Île de Comacina – Lac de Côme – Italie
Villa Carlotta – Tremezzo-Como – Italie
Mai – juillet 2011
Par Sophie Lebrun
La Libre Belgique – 7 juin 2011
L'île aux artistes
► Comacina, sur le lac de Côme, renoue avec sa vocation culturelle italo-belge, en rouvrant ses résidences d’artistes.
► En prélude, Anne Jones et Mireio ont créé et installé des oeuvres, en harmonie avec ce petit havre de paix.
Située dans la commune d’Ossuccio, Comacina
est la seule île du somptueux lac de Côme cerné de montagnes. Six cents mètres de long à peine,
cent cinquante de large: on peut faire le tour de l’île en vingt minutes; par des sentiers bordés de lauriers, d’oliviers et de palmiers. Mais la quiétude et la beauté du lieu, peuplé d’oiseaux, grillons, canards (et serpents), invitent à prendre son temps et s’y poser au moins une journée. Comacina n’est qu’à quelques minutes de bateau de la côte, mais il en émane une sensation d’isolement, d’éloignement, de mystère. Pas de route, pas de village, point d’habitants d’ailleurs, si ce n’est le chef du grand restaurant “La Locanda”, seul établissement de l’île, ouvert de mars à octobre. Pour le reste, l’île est parsemée de vestiges d’édifices romains et médiévaux, témoins de son riche passé. Et puis il y a ces trois maisons, à l’architecture étonnante, moderniste, séparées l’une de l’autre d’une centaine de mètres. Des résidences d’artistes. Fraîchement restaurées, inaugurées le 31 mai dernier, elles réinsufflent à l’île un vent créatif.

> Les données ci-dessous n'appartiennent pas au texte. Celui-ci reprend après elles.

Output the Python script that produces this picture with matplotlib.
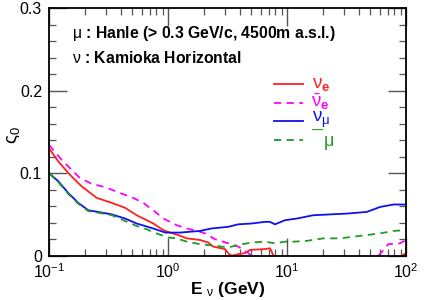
import matplotlib
matplotlib.use("Agg")
import matplotlib.pyplot as plt
from matplotlib.ticker import FixedLocator, FixedFormatter, LogLocator, MultipleLocator, NullFormatter

plt.rcParams['font.family'] = ['Liberation Sans', 'DejaVu Sans']
plt.rcParams['mathtext.fontset'] = 'custom'
plt.rcParams['mathtext.rm'] = 'Liberation Sans'
plt.rcParams['mathtext.it'] = 'Liberation Sans'
plt.rcParams['mathtext.bf'] = 'Liberation Sans:bold'

# ---------------- data ----------------
nue_E = [0.100, 0.120, 0.150, 0.188, 0.252, 0.337, 0.436, 0.545, 0.662, 0.752, 0.914,
         1.04, 1.22, 1.44, 1.86, 2.18, 2.40, 3.01, 3.25, 3.45, 3.9, 4.4, 4.9, 6.5, 7.2, 7.7]
nue_v = [0.130, 0.114, 0.098, 0.084, 0.070, 0.064, 0.058, 0.049, 0.043, 0.039, 0.031,
         0.028, 0.025, 0.021, 0.019, 0.016, 0.011, 0.008, 0.002, 0.000, 0.002, 0.003, 0.007, 0.008, 0.009, 0.000]
nue_E2 = [92.0, 100.0]
nue_v2 = [0.000, 0.003]

anue_E = [0.100, 0.128, 0.155, 0.182, 0.229, 0.296, 0.395, 0.511, 0.619, 0.752, 0.914,
          1.18, 1.44, 1.86, 2.05, 2.48, 3.21, 3.90, 4.73, 5.0]
anue_v = [0.134, 0.116, 0.104, 0.094, 0.087, 0.083, 0.076, 0.070, 0.064, 0.055, 0.045,
          0.037, 0.033, 0.029, 0.027, 0.020, 0.015, 0.011, 0.003, 0.000]
anue_E2 = [58.5, 64.0, 71.0, 89.1, 100.0]
anue_v2 = [0.000, 0.006, 0.014, 0.015, 0.019]

numu_E = [0.100, 0.120, 0.145, 0.176, 0.214, 0.259, 0.337, 0.436, 0.545, 0.75, 0.95,
          1.26, 1.53, 1.86, 2.33, 3.21, 3.90, 5.05, 6.53, 7.19, 7.93, 9.62, 12.1, 16.6,
          23.0, 31.8, 38.5, 46.8, 60.5, 78.2, 100.0]
numu_v = [0.100, 0.090, 0.076, 0.064, 0.055, 0.053, 0.050, 0.045, 0.039, 0.033, 0.028,
          0.028, 0.029, 0.030, 0.033, 0.035, 0.038, 0.039, 0.041, 0.041, 0.038, 0.043, 0.045, 0.049,
          0.050, 0.051, 0.052, 0.053, 0.059, 0.062, 0.062]

anumu_E = [0.100, 0.120, 0.145, 0.176, 0.214, 0.259, 0.337, 0.436, 0.545, 0.662, 0.80, 1.01,
           1.18, 1.44, 1.86, 2.48, 3.21, 3.90, 5.05, 6.53, 7.93, 9.62, 11.3, 14.7, 20.2,
           27.9, 41.0, 60.5, 78.2, 100.0]
anumu_v = [0.100, 0.089, 0.075, 0.063, 0.054, 0.052, 0.049, 0.042, 0.036, 0.032, 0.027, 0.022,
           0.021, 0.017, 0.014, 0.012, 0.010, 0.013, 0.016, 0.017, 0.015, 0.017, 0.017, 0.018, 0.021,
           0.021, 0.024, 0.027, 0.030, 0.031]

x_ticks = [0.1, 1, 10, 100]
x_ticklabels = [r'$10^{-1}$', r'$10^{0}$', r'$10^{1}$', r'$10^{2}$']
y_ticks = [0.0, 0.1, 0.2, 0.3]
y_ticklabels = ['0', '0.1', '0.2', '0.3']

legend_labels = [r'$\nu_{\mathbf{e}}$', r'$\bar{\nu}_{\mathbf{e}}$', r'$\nu_{\mu}$']
c_red, c_mag, c_blue, c_green = '#ff2020', '#ff00ff', '#1010ee', '#229922'

# ---------------- figure ----------------
fig = plt.figure(figsize=(4.24, 3.00), dpi=100)
ax = fig.add_axes([49/424, 1-255.7/300, 357/424, 247.7/300])

lw = 1.3
dash = (0, (4, 3))
l1, = ax.plot(nue_E, nue_v, color=c_red, lw=lw, solid_joinstyle='round')
ax.plot(nue_E2, nue_v2, color=c_red, lw=lw)
l2, = ax.plot(anue_E, anue_v, color=c_mag, lw=lw, ls=dash)
ax.plot(anue_E2, anue_v2, color=c_mag, lw=lw, ls=dash)
l3, = ax.plot(numu_E, numu_v, color=c_blue, lw=lw)
l4, = ax.plot(anumu_E, anumu_v, color=c_green, lw=lw, ls=dash)

ax.set_xscale('log')
ax.set_xlim(0.1, 100)
ax.set_ylim(0, 0.3)
ax.xaxis.set_major_locator(FixedLocator(x_ticks))
ax.xaxis.set_major_formatter(FixedFormatter(x_ticklabels))
ax.xaxis.set_minor_locator(LogLocator(base=10, subs=range(2, 10)))
ax.xaxis.set_minor_formatter(NullFormatter())
ax.yaxis.set_major_locator(FixedLocator(y_ticks))
ax.yaxis.set_major_formatter(FixedFormatter(y_ticklabels))
ax.yaxis.set_minor_locator(MultipleLocator(0.02))

ax.tick_params(which='both', direction='in', top=True, right=True, color='#555555')
ax.tick_params(which='major', length=13, width=1.0, labelsize=11.5, pad=5)
ax.tick_params(which='minor', length=5, width=0.9)
for s in ax.spines.values():
    s.set_linewidth(1.3)

ax.set_ylabel(r'$\varsigma_0$', fontsize=13.5)
ax.yaxis.set_label_coords(-0.077, 0.487)
ax.set_xlabel(r'E $_{\nu}$ (GeV)', fontsize=12.5, fontweight='bold')
ax.xaxis.set_label_coords(0.5, -0.097)

ax.text(0.064, 0.899, r'$\mu$ : Hanle (> 0.3 GeV/c, 4500m a.s.l.)', transform=ax.transAxes,
        fontsize=11.3, fontweight='bold', va='center', ha='left')
ax.text(0.064, 0.798, r'$\nu$ : Kamioka Horizontal', transform=ax.transAxes,
        fontsize=11.3, fontweight='bold', va='center', ha='left')

leg = ax.legend([l1, l2, l3, l4], [' '] * 4, loc='upper left',
                bbox_to_anchor=(0.631, 0.717), frameon=False, fontsize=10,
                handlelength=2.1, handletextpad=0.2, labelspacing=0.32,
                borderpad=0, borderaxespad=0)

# legend labels placed next to the keys
ax.text(0.737, 0.690, legend_labels[0], transform=ax.transAxes, color=c_red, fontsize=13.5,
        va='center', ha='left')
ax.text(0.735, 0.622, legend_labels[1], transform=ax.transAxes, color=c_mag, fontsize=13.5,
        va='center', ha='left')
ax.text(0.737, 0.548, legend_labels[2], transform=ax.transAxes, color=c_blue, fontsize=13.5,
        va='center', ha='left')
ax.text(0.737, 0.503, '\u2014', transform=ax.transAxes, color=c_green, fontsize=8,
        fontweight='bold', va='center', ha='left')
ax.text(0.767, 0.455, r'$\mu$', transform=ax.transAxes, color=c_green, fontsize=13,
        va='center', ha='left')

fig.savefig('out.png', dpi=100)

Leur histoire remonte à près d’un siècle. En 1918, Auguste Caprini, propriétaire de l'”isola” Comacina, l’offre au roi Albert Ier, en remerciement du comportement héroïque de la Belgique durant la Première Guerre mondiale. Deux ans plus tard, le Roi la rétrocède à l’Italie, à condition. qu’elle favorise les échanges culturels entre les deux pays et la création artistique, par le biais de résidences d’artistes. La gestion de ces missions sera confiée à une “Fondation Comacina” comptant des acteurs politico-culturels italiens et belges.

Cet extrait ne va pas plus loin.